Mais l’effondrement brutal en mars de Greensill, qui avait investi 3,5 milliards de livres (4,1 milliards d’euros) dans GFG, a déclenché une crise de liquidités au sein de la maison-mère.
Depuis cette chute, Sanjeev Gupta cherche désespérément de nouveaux fonds pour éviter des fermetures d’usines dans sa branche sidérurgique.
Mais l’affaire s’avère corsée, alors que Liberty n’aurait toujours pas remboursé un prêt de 18 millions de livres à Metro Bank, qui l’accuse d’avoir enfreint des « clauses et restrictions ».
Devant les bureaux de Greensill près de Warrington, dans le nord ouest de l’Angleterre, le 12 avril 2021 (AFP/Archives – Oli SCARFF)
Liberty est toujours en négociation avec la banque Credit Suisse, elle-même exposée à hauteur de 10 milliards d’euros avec Greensill.
Le gouvernement britannique a lui refusé de lui prêter 170 millions de livres, évoquant le caractère « opaque » de GFG.
De par la nature risquée du soutien à une entreprise en difficulté, les investisseurs peuvent faire soit d’énormes profits, soit perdre tous leurs investissements, a rappelé Dirk Jenter, de la London School of Economics.
Pressée par ses créanciers, Liberty « se démène pour trouver de l’argent et essaie de vendre ses actifs les plus liquides », explique l’économiste, « une tentative pour gagner du temps afin de maintenir l’entreprise en vie ».
Mais selon M. Jenter, l’enquête ouverte par l’équivalent du parquet financier contre GFG pour soupçons de fraude et blanchiment d’argent dissuadera les investisseurs potentiels.
« C’est un signal d’alarme.

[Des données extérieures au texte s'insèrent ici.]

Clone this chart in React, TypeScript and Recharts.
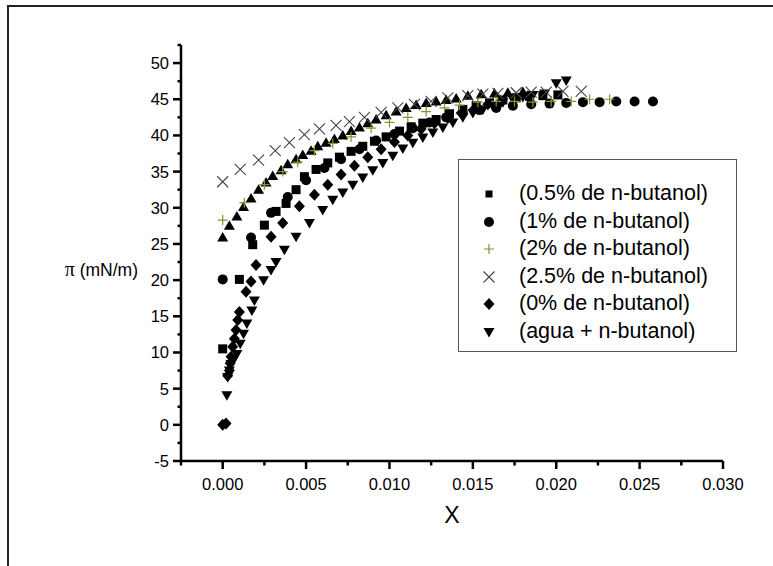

Il faudrait un investisseur extraordinairement courageux pour se fier aux chiffres fournis par Liberty », a-t-il déclaré à l’AFP. « Cela rend presque impossible de prendre le risque d’investir ».
– Nationalisation « peu probable » –
Le Covid-19 avait déjà « paralysé » l’usine de Stocksbridge, qui fournit le secteur aérospatial, durement touché, a rappelé le syndicaliste Clive Royston.

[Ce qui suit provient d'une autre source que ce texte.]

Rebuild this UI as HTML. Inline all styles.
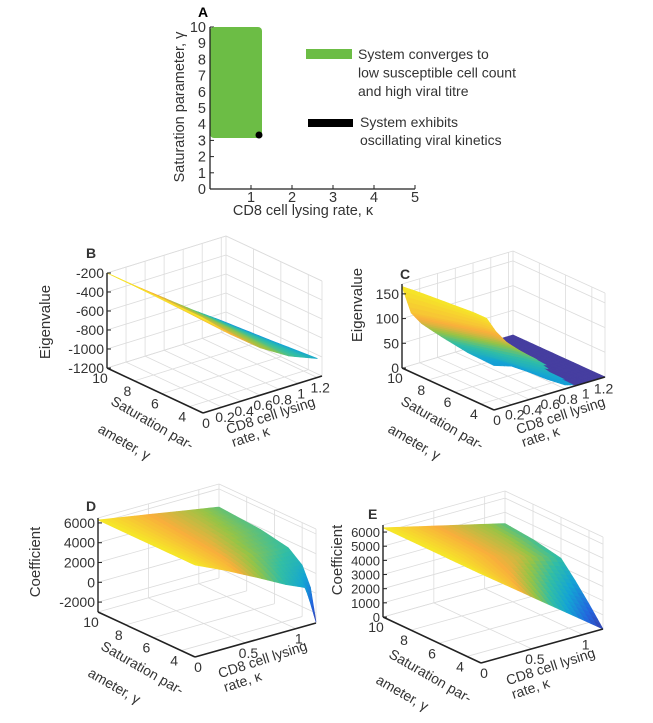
<!DOCTYPE html>
<html><head><meta charset="utf-8"><style>
html,body{margin:0;padding:0;background:#fff;}
svg{display:block;font-family:"Liberation Sans",sans-serif;}
</style></head><body>
<svg id="fig" width="653" height="723" viewBox="0 0 653 723" xmlns="http://www.w3.org/2000/svg">
<g>
  <text x="198" y="17" font-size="14" font-weight="bold">A</text>
  <g id="aTicks"></g>
  <rect x="210" y="27" width="52" height="111" rx="4" fill="#6cbd45"/>
  <circle cx="259" cy="135" r="3.5" fill="#000"/>
  <line x1="210" y1="27" x2="210" y2="189" stroke="#222" stroke-width="1.3"/>
  <line x1="210" y1="189" x2="415" y2="189" stroke="#222" stroke-width="1.3"/>
  <text transform="translate(184,107) rotate(-90)" text-anchor="middle" font-size="14.5" fill="#333">Saturation parameter, γ</text>
  <text x="303" y="215" text-anchor="middle" font-size="14.5" fill="#333">CD8 cell lysing rate, κ</text>
  <rect x="306" y="49" width="46" height="10" fill="#6cbd45"/>
  <text x="358" y="59" font-size="14" fill="#333"><tspan x="358">System converges to</tspan><tspan x="358" dy="18.5">low susceptible cell count</tspan><tspan x="358" dy="18.5">and high viral titre</tspan></text>
  <rect x="308" y="119" width="45" height="8" fill="#000"/>
  <text x="360" y="127" font-size="14" fill="#333"><tspan x="360">System exhibits</tspan><tspan x="360" dy="18">oscillating viral kinetics</tspan></text>
</g>
<g id="panels"></g>
</svg>
<script>
// ---- Panel A data ----
const aXTicks = [1,2,3,4,5];
const aYTicks = [0,1,2,3,4,5,6,7,8,9,10];

// ---- Panel B data ----
const bGammas = [3, 6.5, 10];
const bKappas = [0, 0.3, 0.6, 0.9, 1.2];
const bValues = [
  [-200,-470,-700,-880,-1000],
  [-200,-450,-670,-870,-1040],
  [-200,-430,-650,-870,-1075]];
const bZTicks = [-1200,-1000,-800,-600,-400,-200];
const bGTicks = [4,6,8,10];
const bKTicks = [0,0.2,0.4,0.6,0.8,1,1.2];

// ---- Panel C data ----
const cGammas = [3,5,7,8.5,9.3,10];
const cKappas = [0,0.2,0.4,0.6,0.8,0.95,1.05,1.25];
const cValues = [
  [90,78,55,30,8,0,0,0],
  [92,74,54,33,14,0,0,0],
  [100,82,64,46,28,12,0,0],
  [108,90,72,54,36,20,0,0],
  [120,102,84,66,48,32,0,0],
  [165,142,118,94,70,50,0,0]];
const cZTicks = [0,50,100,150];
const cGTicks = [4,6,8,10];
const cKTicks = [0,0.2,0.4,0.6,0.8,1,1.2];

// ---- Panel D data ----
const dGammas = [3,3.4,4,5,7,10];
const dKappas = [0,0.3,0.6,0.9,1.1,1.2];
const dValues = [
  [6300,4900,3360,1750,850,-2900],
  [6300,5000,3600,2200,1400,330],
  [6300,5100,3900,2700,2250,2200],
  [6300,5250,4250,3450,3250,3300],
  [6300,5450,4700,4100,3900,3850],
  [6300,5770,5240,4700,4350,4170]];
const dZTicks = [-2000,0,2000,4000,6000];
const dGTicks = [4,6,8,10];
const dKTicks = [0,0.5,1];

// ---- Panel E data ----
const eGammas = [3,4,5,6,8,10];
const eKappas = [0,0.3,0.6,0.9,1.2];
const eValues = [
  [6300,4730,3150,1580,0],
  [6300,5050,3800,2550,1300],
  [6300,5350,4400,3450,2500],
  [6300,5625,4950,4275,3600],
  [6300,5725,5150,4575,4000],
  [6300,5775,5250,4725,4200]];
const eZTicks = [0,1000,2000,3000,4000,5000,6000];
const eGTicks = [4,6,8,10];
const eKTicks = [0,0.5,1];

const NS = "http://www.w3.org/2000/svg";
function mk(tag, attrs, parent){const e=document.createElementNS(NS,tag);for(const k in attrs)e.setAttribute(k,attrs[k]);parent.appendChild(e);return e;}

// Panel A ticks
const aT = document.getElementById('aTicks');
const ax = k => 210 + k*41, ay = g => 189 - g*16.2;
aXTicks.forEach(t=>{
  const l=mk('line',{x1:ax(t),y1:189,x2:ax(t),y2:185,stroke:'#222'},aT);
  
  
  const tx=mk('text',{x:ax(t),y:202,'text-anchor':'middle','font-size':14.5,fill:'#333'},aT);
  tx.textContent=t;
  
  
});
aYTicks.forEach(t=>{
  const l=mk('line',{x1:210,y1:ay(t),x2:214,y2:ay(t),stroke:'#222'},aT);
  
  
  const tx=mk('text',{x:206,y:ay(t)+5,'text-anchor':'end','font-size':14.5,fill:'#333'},aT);
  tx.textContent=t;
  
  
});

// parula-like colormap
const stops=[[0,[62,50,150]],[0.2,[36,100,222]],[0.4,[20,165,212]],[0.55,[50,190,165]],[0.7,[150,196,70]],[0.85,[248,175,60]],[1,[246,232,40]]];
function cmap(t){t=Math.max(0,Math.min(1,t));for(let i=1;i<stops.length;i++){if(t<=stops[i][0]){const a=stops[i-1],b=stops[i];const f=(t-a[0])/(b[0]-a[0]);const c=a[1].map((v,j)=>Math.round(v+(b[1][j]-v)*f));return `rgb(${c})`;}}return 'rgb(246,232,40)';}

function panel(cfg){
  const g = mk('g',{},document.getElementById('panels'));
  
  
  const P=(gm,k,z)=>{const u=(gm-cfg.gmin)/(cfg.gmax-cfg.gmin),v=(k-cfg.kmin)/(cfg.kmax-cfg.kmin),w=(z-cfg.zmin)/(cfg.zmax-cfg.zmin);return [cfg.O[0]+cfg.G[0]*u+cfg.K[0]*v, cfg.O[1]+cfg.G[1]*u+cfg.K[1]*v-cfg.H*w];};
  const line=(a,b,st,sw,name)=>{const l=mk('line',{x1:a[0],y1:a[1],x2:b[0],y2:b[1],stroke:st,'stroke-width':sw},g);return l;};
  const gr='#dcdcdc';
  cfg.kt.forEach(k=>line(P(cfg.gmax,k,cfg.zmin),P(cfg.gmax,k,cfg.zmax),gr,0.8,'grid-line'));
  cfg.zt.concat([cfg.zmax]).forEach(z=>line(P(cfg.gmax,cfg.kmin,z),P(cfg.gmax,cfg.kmax,z),gr,0.8,'grid-line'));
  cfg.gt.forEach(gm=>line(P(gm,cfg.kmax,cfg.zmin),P(gm,cfg.kmax,cfg.zmax),gr,0.8,'grid-line'));
  cfg.zt.concat([cfg.zmax]).forEach(z=>line(P(cfg.gmin,cfg.kmax,z),P(cfg.gmax,cfg.kmax,z),gr,0.8,'grid-line'));
  line(P(cfg.gmin,cfg.kmax,cfg.zmin),P(cfg.gmin,cfg.kmax,cfg.zmax),gr,0.8,'grid-line');
  cfg.gt.forEach(gm=>line(P(gm,cfg.kmin,cfg.zmin),P(gm,cfg.kmax,cfg.zmin),gr,0.8,'grid-line'));
  cfg.kt.forEach(k=>line(P(cfg.gmin,k,cfg.zmin),P(cfg.gmax,k,cfg.zmin),gr,0.8,'grid-line'));
  const Gs=cfg.gammas,Ks=cfg.kappas,V=cfg.values;
  let zmn=Infinity,zmx=-Infinity;V.forEach(r=>r.forEach(z=>{zmn=Math.min(zmn,z);zmx=Math.max(zmx,z);}));
  const S=5;
  const patches=[];
  for(let i=0;i<Gs.length-1;i++)for(let j=0;j<Ks.length-1;j++){
    for(let a=0;a<S;a++)for(let b=0;b<S;b++){
      const corner=(fa,fb)=>{
        const gm=Gs[i]+(Gs[i+1]-Gs[i])*fa, k=Ks[j]+(Ks[j+1]-Ks[j])*fb;
        const z=V[i][j]*(1-fa)*(1-fb)+V[i+1][j]*fa*(1-fb)+V[i][j+1]*(1-fa)*fb+V[i+1][j+1]*fa*fb;
        return {gm,k,z};
      };
      const c=[corner(a/S,b/S),corner(a/S,(b+1)/S),corner((a+1)/S,(b+1)/S),corner((a+1)/S,b/S)];
      const gm=(c[0].gm+c[2].gm)/2,k=(c[0].k+c[2].k)/2,z=(c[0].z+c[1].z+c[2].z+c[3].z)/4;
      const depth=(gm-cfg.gmin)/(cfg.gmax-cfg.gmin)+(k-cfg.kmin)/(cfg.kmax-cfg.kmin);
      patches.push({c,gm,k,z,depth});
    }
  }
  patches.sort((a,b)=>b.depth-a.depth);
  const sg=mk('g',{},g);
  
  
  patches.forEach(p=>{
    const pts=p.c.map(c=>P(c.gm,c.k,c.z));
    const col=cfg.color?cfg.color(p.gm,p.k,p.z):cmap(Math.pow((p.z-zmn)/(zmx-zmn),cfg.cpow||1));
    const poly=mk('polygon',{points:pts.map(q=>q.join(',')).join(' '),fill:col,stroke:col,'stroke-width':0.7,'stroke-linejoin':'round'},sg);
    
    
  });
  line(P(cfg.gmax,cfg.kmin,cfg.zmin),P(cfg.gmax,cfg.kmin,cfg.zmax),'#222',1.4,'z-axis');
  line(P(cfg.gmin,cfg.kmin,cfg.zmin),P(cfg.gmax,cfg.kmin,cfg.zmin),'#222',1.6,'gamma-axis');
  line(P(cfg.gmin,cfg.kmin,cfg.zmin),P(cfg.gmin,cfg.kmax,cfg.zmin),'#222',1.6,'kappa-axis');
  const txt=(x,y,s,anchor,name,extra)=>{const t=mk('text',Object.assign({x,y,'text-anchor':anchor,'font-size':14,fill:'#333'},extra||{}),g);t.textContent=s;return t;};
  cfg.zt.forEach(z=>{const p=P(cfg.gmax,cfg.kmin,z);line(p,[p[0]+4,p[1]],'#222',1,'z-tick');txt(p[0]-3,p[1]+5,String(z),'end','z-tick-label',cfg.zfs?{'font-size':cfg.zfs}:null);});
  cfg.gt.forEach(gm=>{const p=P(gm,cfg.kmin,cfg.zmin);txt(p[0]-7,p[1]+15,String(gm),'middle','gamma-tick-label');});
  cfg.kt.forEach(k=>{const p=P(cfg.gmin,k,cfg.zmin);txt(p[0]+3,p[1]+15,String(k),'middle','kappa-tick-label');});
  txt(cfg.lbl[0],cfg.lbl[1],cfg.id.toUpperCase(),'start','panel-label',{'font-weight':'bold'});
  txt(0,0,cfg.ztitle,'middle','z-axis-title',{transform:`translate(${cfg.zl[0]},${cfg.zl[1]}) rotate(-90)`,'font-size':15});
  txt(0,0,'Saturation par-','middle','gamma-axis-title',{transform:`translate(${cfg.gl1[0]},${cfg.gl1[1]}) rotate(30)`});
  txt(0,0,'ameter, γ','middle','gamma-axis-title-line2',{transform:`translate(${cfg.gl2[0]},${cfg.gl2[1]}) rotate(30)`});
  txt(0,0,'CD8 cell lysing','middle','kappa-axis-title',{transform:`translate(${cfg.kl1[0]},${cfg.kl1[1]}) rotate(-18)`});
  txt(0,0,'rate, κ','middle','kappa-axis-title-line2',{transform:`translate(${cfg.kl2[0]},${cfg.kl2[1]}) rotate(-18)`});
}

panel({id:'b',O:[203,413],G:[-96,-45],K:[119,-37],H:95,gmin:3,gmax:10,kmin:0,kmax:1.25,zmin:-1200,zmax:-200,cpow:0.35,
  gammas:bGammas,kappas:bKappas,values:bValues,zt:bZTicks,gt:bGTicks,kt:bKTicks,
  lbl:[86,258],ztitle:'Eigenvalue',zl:[50,322],gl1:[150,427],gl2:[122,446],kl1:[272,420],kl2:[252,441]});
panel({id:'c',O:[494,410],G:[-92,-42],K:[111,-33],H:84,gmin:3,gmax:10,kmin:0,kmax:1.25,zmin:0,zmax:170,
  color:(gm,k,z)=> z<3 ? 'rgb(70,62,160)' : cmap(0.38+0.62*Math.pow((gm-3)/7,1.6)),
  gammas:cGammas,kappas:cKappas,values:cValues,zt:cZTicks,gt:cGTicks,kt:cKTicks,
  lbl:[400,279],ztitle:'Eigenvalue',zl:[362,305],gl1:[440,427],gl2:[412,446],kl1:[562,420],kl2:[542,441]});
panel({id:'d',O:[195,657],G:[-97,-45],K:[121,-34],H:94,gmin:3,gmax:10,kmin:0,kmax:1.2,zmin:-3000,zmax:6500,
  color:(gm,k,z)=>cmap(1-0.35*(k/1.2)-0.6*Math.max(0,(4500-z)/7400)),
  gammas:dGammas,kappas:dKappas,values:dValues,zt:dZTicks,gt:dGTicks,kt:dKTicks,
  lbl:[86,511],ztitle:'Coefficient',zl:[40,562],gl1:[140,672],gl2:[112,690],kl1:[264,664],kl2:[244,686]});
panel({id:'e',O:[481,663],G:[-98,-46],K:[122,-34],H:92,gmin:3,gmax:10,kmin:0,kmax:1.2,zmin:0,zmax:6500,zfs:13,
  color:(gm,k,z)=>cmap(1-0.35*(k/1.2)-0.6*Math.max(0,(4500-z)/4500)),
  gammas:eGammas,kappas:eKappas,values:eValues,zt:eZTicks,gt:eGTicks,kt:eKTicks,
  lbl:[368,519],ztitle:'Coefficient',zl:[342,560],gl1:[428,680],gl2:[400,697],kl1:[552,671],kl2:[532,693]});
</script>
</body></html>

« Il n’y a pas beaucoup d’industrie autour de nous. Stocksbridge a été construit autour de l’usine », plaide-t-il, soulignant la nécessité de protéger ces emplois qui définissent la région.
Le site de Liberty Pressing Solutions, appartenant au groupe Liberty Steel, à Coventry, dans le centre de l’Angleterre, le 25 mai 2021 (AFP/Archives – Paul ELLIS)
De manière générale, tout le secteur britannique de l’acier est confronté à de larges défis, comme la hausse des prix de l’électricité et le taux d’imposition des entreprises, met en perspective l’économiste David Bailey, de l’université de Birmingham.
Un surplus de longue date sur le marché mondial de l’acier et la concurrence chinoise ont également affaibli les aciéristes britanniques.
Mais la crise que traverse Liberty est due à « des problèmes plus structurels », estime le chercheur: « ils étaient bien trop dépendants de Greensill lorsqu’elle a fait faillite et se sont retrouvés trop exposés ».
M. Bailey estime que le gouvernement britannique devrait intervenir par le biais d’une mise sous tutelle à l’américaine, où l’État gère et réforme les entreprises avant de les rendre au secteur privé, afin de prévenir des dommages dans des industries connexes.
Mais le secrétaire d’État aux entreprises britanniques, Kwasi Kwarteng, a récemment déclaré aux députés qu’une nationalisation était « peu probable ».